_TASK TO CARRY OUT:_
Retype the opening lines of the listing below, ending with the line that contains "97.5, 97.3, 97.8, 97, 96.6, 96]", and leave out any pictures.
***** RECORDED DATA
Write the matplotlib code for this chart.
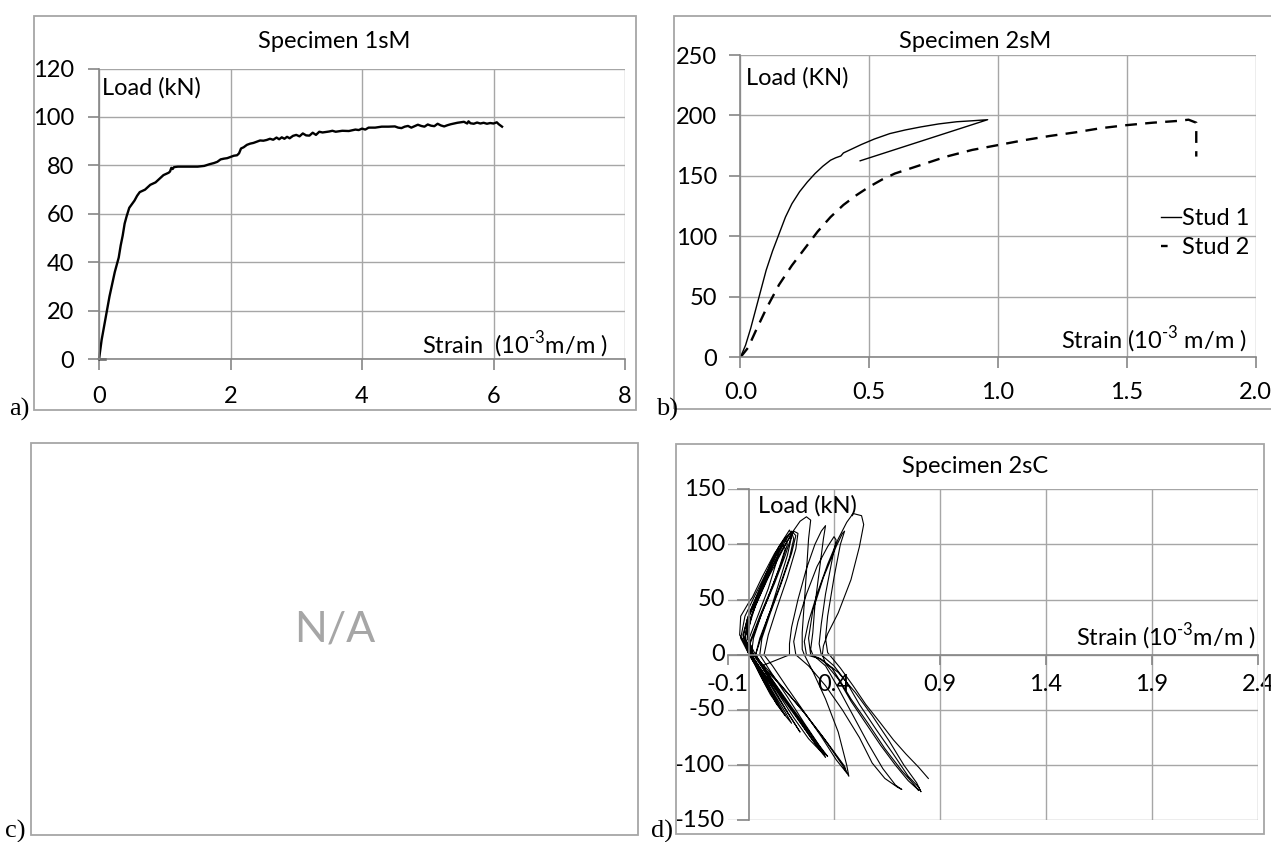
import numpy as np
import matplotlib
matplotlib.use("Agg")
import matplotlib.pyplot as plt
from matplotlib.patches import Rectangle
from matplotlib.lines import Line2D

W, H = 1271, 842

# ---- data ----
# a) Specimen 1sM
a_strain = [0.10, 0.0, 0.02, 0.04, 0.08, 0.12, 0.16, 0.20, 0.24, 0.28, 0.30, 0.33, 0.36, 0.39, 0.42,
            0.46, 0.50, 0.54, 0.58, 0.62, 0.66, 0.70, 0.74, 0.78, 0.82, 0.86, 0.90, 0.94, 0.98, 1.02,
            1.06, 1.08, 1.10, 1.12, 1.14, 1.20, 1.30, 1.40, 1.50, 1.60, 1.68, 1.75, 1.80, 1.85, 1.90,
            1.95, 2.00, 2.05, 2.10, 2.13, 2.16, 2.20, 2.25, 2.30, 2.35, 2.40, 2.45, 2.50, 2.55, 2.60,
            2.65, 2.70, 2.74, 2.78, 2.82, 2.86, 2.90, 2.95, 3.00, 3.05, 3.10, 3.15, 3.20, 3.25, 3.30,
            3.35, 3.40, 3.50, 3.55, 3.60, 3.70, 3.80, 3.90, 3.95, 4.00, 4.05, 4.10, 4.20, 4.30, 4.40,
            4.50, 4.55, 4.60, 4.65, 4.70, 4.75, 4.80, 4.85, 4.90, 4.95, 5.00, 5.05, 5.10, 5.15, 5.20,
            5.25, 5.30, 5.35, 5.40, 5.45, 5.50, 5.55, 5.60, 5.62, 5.65, 5.70, 5.75, 5.80, 5.85, 5.90,
            5.95, 6.00, 6.05, 6.08, 6.10, 6.13]
a_load = [0, 0, 4, 8, 14, 20, 26, 31, 36, 40, 42, 47, 51, 56, 59,
          62.5, 64, 65.5, 67.5, 69, 69.5, 70, 71, 72, 72.5, 73, 74, 75, 76, 76.5,
          77, 77.5, 79, 78.5, 79.3, 79.5, 79.5, 79.5, 79.5, 79.8, 80.5, 81, 81.5, 82.5, 82.8,
          83, 83.5, 84, 84.2, 85, 87, 87.5, 88.5, 89, 89.3, 89.8, 90.3, 90.2, 90.5, 91,
          90.6, 91.5, 90.8, 91.6, 91, 91.8, 91.2, 92.2, 92.6, 92, 93.2, 92.4, 92.3, 93.5, 92.6,
          93.9, 93.6, 94, 94.3, 93.9, 94.3, 94.2, 94.8, 94.6, 95.2, 94.8, 95.6, 95.6, 96, 96,
          96.1, 95.6, 95.4, 96, 96.3, 95.6, 96.2, 96.8, 96.3, 96, 96.9, 96.4, 96.2, 97.2, 96.5,
          96.1, 96.6, 97, 97.3, 97.6, 97.8, 98, 97.3, 98.2, 97.4, 97.2, 97.7, 97.3, 97.6, 97.2,
          97.5, 97.3, 97.8, 97, 96.6, 96]

# b) Specimen 2sM
stud1_strain = [0, 0.02, 0.04, 0.06, 0.08, 0.10, 0.125, 0.15, 0.175, 0.20, 0.23, 0.26, 0.29, 0.32,
                0.35, 0.37, 0.39, 0.40, 0.43, 0.47, 0.52, 0.58, 0.64, 0.70, 0.77, 0.84, 0.90, 0.96, 0.465]
stud1_load = [0, 10, 24, 40, 56, 72, 88, 102, 116, 127, 137, 145, 152, 158,
              163, 165, 166.5, 169, 172, 176, 180.5, 185, 188, 190.5, 193, 194.8, 195.6, 196.5, 162.5]
stud2_strain = [0, 0.03, 0.06, 0.10, 0.15, 0.20, 0.25, 0.30, 0.35, 0.40, 0.45, 0.50, 0.55, 0.60,
                0.70, 0.80, 0.90, 1.00, 1.10, 1.20, 1.30, 1.40, 1.50, 1.60, 1.70, 1.74, 1.77, 1.77]
stud2_load = [0, 8, 22, 40, 60, 76, 90, 104, 116, 126, 134, 141, 147, 152,
              159, 166, 171.5, 175.5, 179.5, 183, 186, 189.5, 192, 194, 195.5, 196.5, 194, 166]
stud_labels = ["Stud 1", "Stud 2"]

# d) Specimen 2sC, one list per load cycle
d_strain = [
    [0, -0.02, 0.01, 0.05, 0.09, 0.12, 0.14, 0.13, 0.09, 0.04, 0.0, 0.01, 0.05, 0.09, 0.13, 0.14, 0.10, 0.04, 0],
    [0, -0.03, 0.0, 0.05, 0.10, 0.14, 0.17, 0.18, 0.15, 0.10, 0.05, 0.0, 0.02, 0.07, 0.12, 0.17, 0.20, 0.17, 0.10, 0.04, 0.0],
    [0, -0.03, -0.01, 0.04, 0.09, 0.13, 0.16, 0.17, 0.14, 0.09, 0.04, 0.0, 0.01, 0.05, 0.10, 0.15, 0.17, 0.14, 0.08, 0.03, 0],
    [0, -0.04, -0.02, 0.03, 0.09, 0.14, 0.18, 0.19, 0.20, 0.17, 0.12, 0.06, 0.02, 0.01, 0.06, 0.12, 0.18, 0.24, 0.22, 0.14, 0.06, 0.01],
    [0.01, -0.045, -0.04, 0.0, 0.015, 0.06, 0.12, 0.17, 0.20, 0.21, 0.19, 0.14, 0.09, 0.05, 0.03, 0.08, 0.15, 0.22, 0.29, 0.36, 0.35, 0.27, 0.18, 0.10, 0.03],
    [0.03, -0.01, 0.01, 0.06, 0.12, 0.17, 0.20, 0.22, 0.20, 0.15, 0.10, 0.06, 0.05, 0.10, 0.18, 0.26, 0.33, 0.37, 0.34, 0.25, 0.15, 0.07, 0.02],
    [0.01, -0.02, 0.0, 0.06, 0.11, 0.16, 0.19, 0.20, 0.18, 0.14, 0.10, 0.05, 0.03, 0.07, 0.14, 0.21, 0.28, 0.34, 0.35, 0.31, 0.22, 0.13, 0.05, 0.01],
    [0.02, -0.02, 0.0, 0.05, 0.11, 0.17, 0.21, 0.23, 0.22, 0.18, 0.13, 0.09, 0.07, 0.11, 0.18, 0.26, 0.34, 0.41, 0.46, 0.45, 0.37, 0.27, 0.17, 0.08, 0.02],
    [0.02, -0.01, 0.03, 0.09, 0.15, 0.20, 0.24, 0.27, 0.29, 0.28, 0.27, 0.26, 0.25, 0.25, 0.26, 0.30, 0.36, 0.42, 0.46, 0.47, 0.44, 0.35, 0.25, 0.15, 0.06, 0.19],
    [0.19, 0.19, 0.20, 0.23, 0.27, 0.31, 0.34, 0.36, 0.35, 0.33, 0.31, 0.30, 0.29, 0.30, 0.36, 0.42, 0.49, 0.56, 0.63, 0.69, 0.72, 0.70, 0.64, 0.58, 0.52, 0.44, 0.36, 0.28, 0.22],
    [0.22, 0.21, 0.23, 0.27, 0.32, 0.37, 0.40, 0.41, 0.39, 0.36, 0.34, 0.33, 0.34, 0.40, 0.46, 0.52, 0.60, 0.68, 0.75, 0.80, 0.81, 0.79, 0.73, 0.66, 0.58, 0.50, 0.42, 0.34, 0.27],
    [0.27, 0.26, 0.28, 0.32, 0.37, 0.42, 0.46, 0.49, 0.53, 0.54, 0.52, 0.48, 0.42, 0.37, 0.35, 0.345, 0.36, 0.42, 0.48, 0.55, 0.62, 0.69, 0.75, 0.79, 0.80, 0.78, 0.72, 0.64, 0.56, 0.48, 0.43, 0.39, 0.33, 0.29],
    [0.29, 0.28, 0.30, 0.35, 0.41, 0.44, 0.45, 0.43, 0.40, 0.37, 0.36, 0.37, 0.43, 0.49, 0.55, 0.62, 0.68, 0.74, 0.80, 0.845],
]
d_load = [
    [0, 15, 35, 55, 75, 90, 95, 85, 60, 35, 15, 0, -15, -30, -45, -47, -33, -12, 0],
    [0, 18, 38, 60, 82, 98, 105, 100, 82, 58, 35, 10, -3, -20, -38, -55, -62, -52, -30, -10, 0],
    [0, 14, 32, 55, 75, 92, 100, 96, 78, 52, 28, 8, -2, -18, -36, -50, -55, -47, -28, -10, 0],
    [0, 15, 35, 55, 78, 98, 110, 113, 108, 90, 65, 38, 15, 0, -14, -32, -52, -70, -64, -40, -15, 0],
    [0, 18, 35, 48, 52, 70, 92, 106, 111, 105, 88, 60, 35, 12, 0, -15, -35, -55, -75, -93, -88, -66, -42, -20, 0],
    [0, 15, 35, 58, 85, 103, 112, 108, 92, 64, 38, 15, 0, -15, -38, -62, -82, -92, -86, -62, -36, -14, 0],
    [0, 16, 36, 62, 84, 102, 110, 107, 90, 65, 40, 15, 0, -14, -36, -57, -76, -88, -90, -80, -56, -32, -12, 0],
    [0, 15, 35, 55, 80, 100, 112, 110, 96, 70, 42, 18, 0, -10, -30, -52, -74, -95, -107, -101, -80, -55, -32, -12, 0],
    [0, 20, 45, 70, 92, 110, 121, 125, 122, 105, 75, 48, 20, 5, 0, -15, -40, -70, -100, -110, -100, -75, -50, -28, -10, 0],
    [0, 10, 25, 50, 78, 100, 112, 117, 105, 75, 45, 20, 5, 0, -10, -30, -55, -80, -103, -118, -122, -120, -112, -98, -75, -50, -28, -10, 0],
    [0, 12, 30, 55, 80, 98, 107, 104, 85, 55, 28, 10, 0, -10, -25, -45, -68, -90, -110, -120, -124, -116, -100, -78, -55, -34, -16, -4, 0],
    [0, 12, 30, 55, 82, 105, 120, 128, 126, 118, 98, 68, 38, 19, 8, 0, -8, -22, -42, -62, -82, -100, -114, -121, -123, -118, -105, -85, -62, -40, -24, -12, -3, 0],
    [0, 15, 40, 70, 98, 110, 112, 100, 70, 35, 15, 2, -12, -28, -45, -62, -77, -90, -102, -112],
]

a_xticks = [0, 2, 4, 6, 8]
a_yticks = [0, 20, 40, 60, 80, 100, 120]
b_xticks = [0.0, 0.5, 1.0, 1.5, 2.0]
b_yticks = [0, 50, 100, 150, 200, 250]
d_xticks = [-0.1, 0.4, 0.9, 1.4, 1.9, 2.4]
d_yticks = [-150, -100, -50, 0, 50, 100, 150]

plt.rcParams['font.family'] = ['Lato', 'DejaVu Sans']
plt.rcParams['mathtext.fontset'] = 'custom'
plt.rcParams['mathtext.rm'] = 'Lato'

GRID = '#a6a6a6'
AXIS = '#868686'
FS = 17
SUP = r'$^{\text{-3}}$'

fig = plt.figure(figsize=(W / 100, H / 100), dpi=100)


def add_axes_px(left, top, right, bottom):
    return fig.add_axes([left / W, 1 - bottom / H, (right - left) / W, (bottom - top) / H])


def frame_px(left, top, right, bottom):
    fig.add_artist(Rectangle((left / W, 1 - bottom / H), (right - left) / W, (bottom - top) / H,
                             transform=fig.transFigure, fill=False, ec='#a6a6a6', lw=1.3))


def text_px(x, y, s, **kw):
    kw.setdefault('fontsize', FS)
    kw.setdefault('va', 'center')
    fig.text(x / W, 1 - y / H, s, **kw)


def style(ax):
    for s in ['top', 'right']:
        ax.spines[s].set_visible(False)
    for s in ['left', 'bottom']:
        ax.spines[s].set_color(AXIS)
        ax.spines[s].set_linewidth(1.2)
    ax.grid(True, color=GRID, lw=1.0)
    ax.set_axisbelow(True)
    ax.tick_params(direction='out', length=8, width=1.2, color=AXIS, labelsize=FS)


# frames round each panel
frame_px(33.6, 16, 636, 410)
frame_px(674, 16, 1280, 409)
frame_px(30.7, 442.6, 637.6, 835)
frame_px(676, 444, 1263.6, 834)

# ---- a) ----
ax = add_axes_px(99, 68.5, 625, 359.3)
style(ax)
ax.plot(a_strain, a_load, color='black', lw=1.7, clip_on=False)
ax.set_xlim(0, 8)
ax.set_ylim(0, 120)
ax.set_xticks(a_xticks)
ax.set_yticks(a_yticks)
ax.tick_params(axis='y', pad=10)
ax.tick_params(axis='x', pad=11)
text_px(334, 41.7, 'Specimen 1sM', ha='center')
text_px(102, 88, 'Load (kN)', ha='left')
text_px(608, 345, 'Strain  (10' + SUP + 'm/m )', ha='right')
text_px(19, 409, 'a)', family='Liberation Serif', fontsize=19, ha='center')

# ---- b) ----
ax = add_axes_px(740.4, 55, 1255.5, 357.3)
style(ax)
ax.plot(stud1_strain, stud1_load, color='black', lw=1.0)
ax.plot(stud2_strain, stud2_load, color='black', lw=1.7, dashes=(5, 3.5))
ax.set_xlim(0, 2.0)
ax.set_ylim(0, 250)
ax.set_xticks(b_xticks)
ax.set_xticklabels([f'{v:.1f}' for v in b_xticks])
ax.set_yticks(b_yticks)
ax.tick_params(axis='y', pad=9)
ax.tick_params(axis='x', pad=10)
handles = [Line2D([], [], color='black', lw=1.0),
           Line2D([], [], color='black', lw=1.7, dashes=(2.8, 12))]
ax.legend(handles, stud_labels, loc='center right', bbox_to_anchor=(0.988, 0.411), frameon=False,
          fontsize=FS, handlelength=0.85, handletextpad=0.05, labelspacing=0.35,
          borderpad=0, borderaxespad=0)
text_px(975, 41.7, 'Specimen 2sM', ha='center')
text_px(745.7, 78, 'Load (KN)', ha='left')
text_px(1246.5, 340, 'Strain (10' + SUP + ' m/m )', ha='right')
text_px(667, 409, 'b)', family='Liberation Serif', fontsize=19, ha='center')

# ---- c) ----
text_px(334.6, 629.7, 'N/A', ha='center', fontsize=31, color='#a6a6a6')
text_px(15, 831, 'c)', family='Liberation Serif', fontsize=19, ha='center')

# ---- d) ----
ax = add_axes_px(728, 489.2, 1258, 820.4)
style(ax)
ax.plot(np.concatenate(d_strain), np.concatenate(d_load), color='black', lw=0.8)
ax.set_xlim(-0.1, 2.4)
ax.set_ylim(-150, 150)
ax.spines['left'].set_position(('data', 0))
ax.spines['bottom'].set_position(('data', 0))
ax.set_xticks(d_xticks)
ax.set_xticklabels([f'{v:.1f}' for v in d_xticks])
ax.set_yticks(d_yticks)
ax.set_yticklabels([])
ax.tick_params(axis='x', pad=7, length=7)
ax.tick_params(axis='y', length=9)
ax.get_xgridlines()[0].set_visible(False)
for v in d_yticks:
    ax.text(-0.114, v, f'{v}', ha='right', va='center', fontsize=FS)
text_px(975.4, 466.6, 'Specimen 2sC', ha='center')
text_px(757.5, 505.9, 'Load (kN)', ha='left')
text_px(1255.5, 636.3, 'Strain (10' + SUP + 'm/m )', ha='right')
text_px(662, 831, 'd)', family='Liberation Serif', fontsize=19, ha='center')

fig.savefig('out.png', dpi=100)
**********
_CORRECT OUTPUT:_
Write the matplotlib code for this chart.
import numpy as np
import matplotlib
matplotlib.use("Agg")
import matplotlib.pyplot as plt
from matplotlib.patches import Rectangle
from matplotlib.lines import Line2D

W, H = 1271, 842

# ---- data ----
# a) Specimen 1sM
a_strain = [0.10, 0.0, 0.02, 0.04, 0.08, 0.12, 0.16, 0.20, 0.24, 0.28, 0.30, 0.33, 0.36, 0.39, 0.42,
            0.46, 0.50, 0.54, 0.58, 0.62, 0.66, 0.70, 0.74, 0.78, 0.82, 0.86, 0.90, 0.94, 0.98, 1.02,
            1.06, 1.08, 1.10, 1.12, 1.14, 1.20, 1.30, 1.40, 1.50, 1.60, 1.68, 1.75, 1.80, 1.85, 1.90,
            1.95, 2.00, 2.05, 2.10, 2.13, 2.16, 2.20, 2.25, 2.30, 2.35, 2.40, 2.45, 2.50, 2.55, 2.60,
            2.65, 2.70, 2.74, 2.78, 2.82, 2.86, 2.90, 2.95, 3.00, 3.05, 3.10, 3.15, 3.20, 3.25, 3.30,
            3.35, 3.40, 3.50, 3.55, 3.60, 3.70, 3.80, 3.90, 3.95, 4.00, 4.05, 4.10, 4.20, 4.30, 4.40,
            4.50, 4.55, 4.60, 4.65, 4.70, 4.75, 4.80, 4.85, 4.90, 4.95, 5.00, 5.05, 5.10, 5.15, 5.20,
            5.25, 5.30, 5.35, 5.40, 5.45, 5.50, 5.55, 5.60, 5.62, 5.65, 5.70, 5.75, 5.80, 5.85, 5.90,
            5.95, 6.00, 6.05, 6.08, 6.10, 6.13]
a_load = [0, 0, 4, 8, 14, 20, 26, 31, 36, 40, 42, 47, 51, 56, 59,
          62.5, 64, 65.5, 67.5, 69, 69.5, 70, 71, 72, 72.5, 73, 74, 75, 76, 76.5,
          77, 77.5, 79, 78.5, 79.3, 79.5, 79.5, 79.5, 79.5, 79.8, 80.5, 81, 81.5, 82.5, 82.8,
          83, 83.5, 84, 84.2, 85, 87, 87.5, 88.5, 89, 89.3, 89.8, 90.3, 90.2, 90.5, 91,
          90.6, 91.5, 90.8, 91.6, 91, 91.8, 91.2, 92.2, 92.6, 92, 93.2, 92.4, 92.3, 93.5, 92.6,
          93.9, 93.6, 94, 94.3, 93.9, 94.3, 94.2, 94.8, 94.6, 95.2, 94.8, 95.6, 95.6, 96, 96,
          96.1, 95.6, 95.4, 96, 96.3, 95.6, 96.2, 96.8, 96.3, 96, 96.9, 96.4, 96.2, 97.2, 96.5,
          96.1, 96.6, 97, 97.3, 97.6, 97.8, 98, 97.3, 98.2, 97.4, 97.2, 97.7, 97.3, 97.6, 97.2,
          97.5, 97.3, 97.8, 97, 96.6, 96]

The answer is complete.